WORK TO COMPLETE
Your task is to give the listing below back word for word, pictures excluded.

SUPPLIED MATERIAL
###

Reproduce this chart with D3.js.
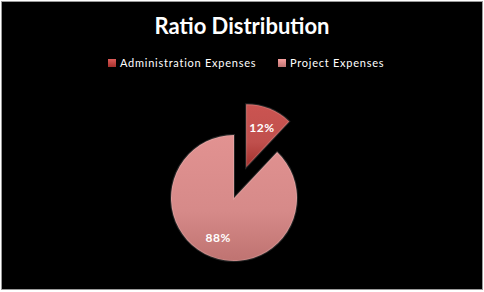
<!DOCTYPE html>
<html>
<head>
<meta charset="utf-8">
<script src="https://cdn.jsdelivr.net/npm/d3@7"></script>
<style>
    body { margin: 0; background: #fff; }
    text { font-family: Lato, "Open Sans", sans-serif; }
</style>
</head>
<body>
<div id="chart"></div>
<script>
// Chart data
const categories = ["Administration Expenses", "Project Expenses"];
const values = [12, 88];
const sliceColors = ["#c0504d", "#d68a89"];
const sliceColorsDark = ["#a5302c", "#bf7371"];
const title = "Ratio Distribution";

var width = 484, height = 292;

var svg = d3.select("#chart")
    .append("svg")
    .attr("width", width)
    .attr("height", height);

// Black panel with thin grey frame
svg.append("rect")
    .attr("x", 1.5)
    .attr("y", 1.5)
    .attr("width", width - 3)
    .attr("height", height - 4)
    .attr("fill", "#000")
    .attr("stroke", "#9a9a9a")
    .attr("stroke-width", 1);

// Gradients for a soft bevel look
var defs = svg.append("defs");
categories.forEach((c, i) => {
    var g = defs.append("linearGradient")
        .attr("id", "grad" + i)
        .attr("x1", 0).attr("y1", 0)
        .attr("x2", 0).attr("y2", 1);
    g.append("stop").attr("offset", "0%").attr("stop-color", d3.color(sliceColors[i]).brighter(0.15));
    g.append("stop").attr("offset", "60%").attr("stop-color", sliceColors[i]);
    g.append("stop").attr("offset", "100%").attr("stop-color", sliceColorsDark[i]);

    var lg = defs.append("linearGradient")
        .attr("id", "leg" + i)
        .attr("x1", 0).attr("y1", 0)
        .attr("x2", 0).attr("y2", 1);
    lg.append("stop").attr("offset", "0%").attr("stop-color", d3.color(sliceColors[i]).brighter(0.4));
    lg.append("stop").attr("offset", "100%").attr("stop-color", sliceColorsDark[i]);
});

// Title
svg.append("text")
    .attr("x", 242)
    .attr("y", 34)
    .attr("text-anchor", "middle")
    .attr("fill", "#fff")
    .style("font-size", "22px")
    .style("font-weight", "bold")
    .text(title);

// Legend
var legendX = [108, 278];
categories.forEach((c, i) => {
    svg.append("rect")
        .attr("x", legendX[i])
        .attr("y", 59)
        .attr("width", 8)
        .attr("height", 8)
        .attr("fill", "url(#leg" + i + ")");

    svg.append("text")
        .attr("x", legendX[i] + 12)
        .attr("y", 67)
        .attr("fill", "#fff")
        .style("font-size", "11px")
        .style("letter-spacing", "0.75px")
        .text(c);
});

// Pie
var cx = 234, cy = 198, radius = 63, explode = 33;

var pie = d3.pie().sort(null).value(d => d);
var arcs = pie(values);

var arc = d3.arc().innerRadius(0).outerRadius(radius);
var labelArc = d3.arc().innerRadius(radius * 0.68).outerRadius(radius * 0.68);

var pieGroup = svg.append("g")
    .attr("transform", "translate(" + cx + "," + cy + ")");

var slices = pieGroup.selectAll("g.slice")
    .data(arcs)
    .enter()
    .append("g")
    .attr("class", "slice")
    .attr("transform", function (d, i) {
        // only the small slice is pulled out
        if (i !== 0) return null;
        var mid = (d.startAngle + d.endAngle) / 2;
        return "translate(" + (Math.sin(mid) * explode) + "," + (-Math.cos(mid) * explode) + ")";
    });

slices.append("path")
    .attr("d", arc)
    .attr("fill", (d, i) => "url(#grad" + i + ")");

// inner rim to fake the bevel
slices.append("path")
    .attr("d", arc)
    .attr("fill", "none")
    .attr("stroke", "rgba(255,255,255,0.15)")
    .attr("stroke-width", 2);

slices.append("text")
    .attr("transform", d => "translate(" + labelArc.centroid(d) + ")")
    .attr("text-anchor", "middle")
    .attr("dy", "0.35em")
    .attr("fill", "#fff")
    .style("font-size", "12px")
    .style("font-weight", "bold")
    .style("letter-spacing", "0.5px")
    .text(d => d.value + "%");
</script>
</body>
</html>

###

WRITTEN ANSWER
Reproduce this chart with D3.js.
<!DOCTYPE html>
<html>
<head>
<meta charset="utf-8">
<script src="https://cdn.jsdelivr.net/npm/d3@7"></script>
<style>
    body { margin: 0; background: #fff; }
    text { font-family: Lato, "Open Sans", sans-serif; }
</style>
</head>
<body>
<div id="chart"></div>
<script>
// Chart data
const categories = ["Administration Expenses", "Project Expenses"];
const values = [12, 88];
const sliceColors = ["#c0504d", "#d68a89"];
const sliceColorsDark = ["#a5302c", "#bf7371"];
const title = "Ratio Distribution";

var width = 484, height = 292;

var svg = d3.select("#chart")
    .append("svg")
    .attr("width", width)
    .attr("height", height);

// Black panel with thin grey frame
svg.append("rect")
    .attr("x", 1.5)
    .attr("y", 1.5)
    .attr("width", width - 3)
    .attr("height", height - 4)
    .attr("fill", "#000")
    .attr("stroke", "#9a9a9a")
    .attr("stroke-width", 1);

// Gradients for a soft bevel look
var defs = svg.append("defs");
categories.forEach((c, i) => {
    var g = defs.append("linearGradient")
        .attr("id", "grad" + i)
        .attr("x1", 0).attr("y1", 0)
        .attr("x2", 0).attr("y2", 1);
    g.append("stop").attr("offset", "0%").attr("stop-color", d3.color(sliceColors[i]).brighter(0.15));
    g.append("stop").attr("offset", "60%").attr("stop-color", sliceColors[i]);
    g.append("stop").attr("offset", "100%").attr("stop-color", sliceColorsDark[i]);

    var lg = defs.append("linearGradient")
        .attr("id", "leg" + i)
        .attr("x1", 0).attr("y1", 0)
        .attr("x2", 0).attr("y2", 1);
    lg.append("stop").attr("offset", "0%").attr("stop-color", d3.color(sliceColors[i]).brighter(0.4));
    lg.append("stop").attr("offset", "100%").attr("stop-color", sliceColorsDark[i]);
});

// Title
svg.append("text")
    .attr("x", 242)
    .attr("y", 34)
    .attr("text-anchor", "middle")
    .attr("fill", "#fff")
    .style("font-size", "22px")
    .style("font-weight", "bold")
    .text(title);

// Legend
var legendX = [108, 278];
categories.forEach((c, i) => {
    svg.append("rect")
        .attr("x", legendX[i])
        .attr("y", 59)
        .attr("width", 8)
        .attr("height", 8)
        .attr("fill", "url(#leg" + i + ")");

    svg.append("text")
        .attr("x", legendX[i] + 12)
        .attr("y", 67)
        .attr("fill", "#fff")
        .style("font-size", "11px")
        .style("letter-spacing", "0.75px")
        .text(c);
});

// Pie
var cx = 234, cy = 198, radius = 63, explode = 33;

var pie = d3.pie().sort(null).value(d => d);
var arcs = pie(values);

var arc = d3.arc().innerRadius(0).outerRadius(radius);
var labelArc = d3.arc().innerRadius(radius * 0.68).outerRadius(radius * 0.68);

var pieGroup = svg.append("g")
    .attr("transform", "translate(" + cx + "," + cy + ")");

var slices = pieGroup.selectAll("g.slice")
    .data(arcs)
    .enter()
    .append("g")
    .attr("class", "slice")
    .attr("transform", function (d, i) {
        // only the small slice is pulled out
        if (i !== 0) return null;
        var mid = (d.startAngle + d.endAngle) / 2;
        return "translate(" + (Math.sin(mid) * explode) + "," + (-Math.cos(mid) * explode) + ")";
    });

slices.append("path")
    .attr("d", arc)
    .attr("fill", (d, i) => "url(#grad" + i + ")");

// inner rim to fake the bevel
slices.append("path")
    .attr("d", arc)
    .attr("fill", "none")
    .attr("stroke", "rgba(255,255,255,0.15)")
    .attr("stroke-width", 2);

slices.append("text")
    .attr("transform", d => "translate(" + labelArc.centroid(d) + ")")
    .attr("text-anchor", "middle")
    .attr("dy", "0.35em")
    .attr("fill", "#fff")
    .style("font-size", "12px")
    .style("font-weight", "bold")
    .style("letter-spacing", "0.5px")
    .text(d => d.value + "%");
</script>
</body>
</html>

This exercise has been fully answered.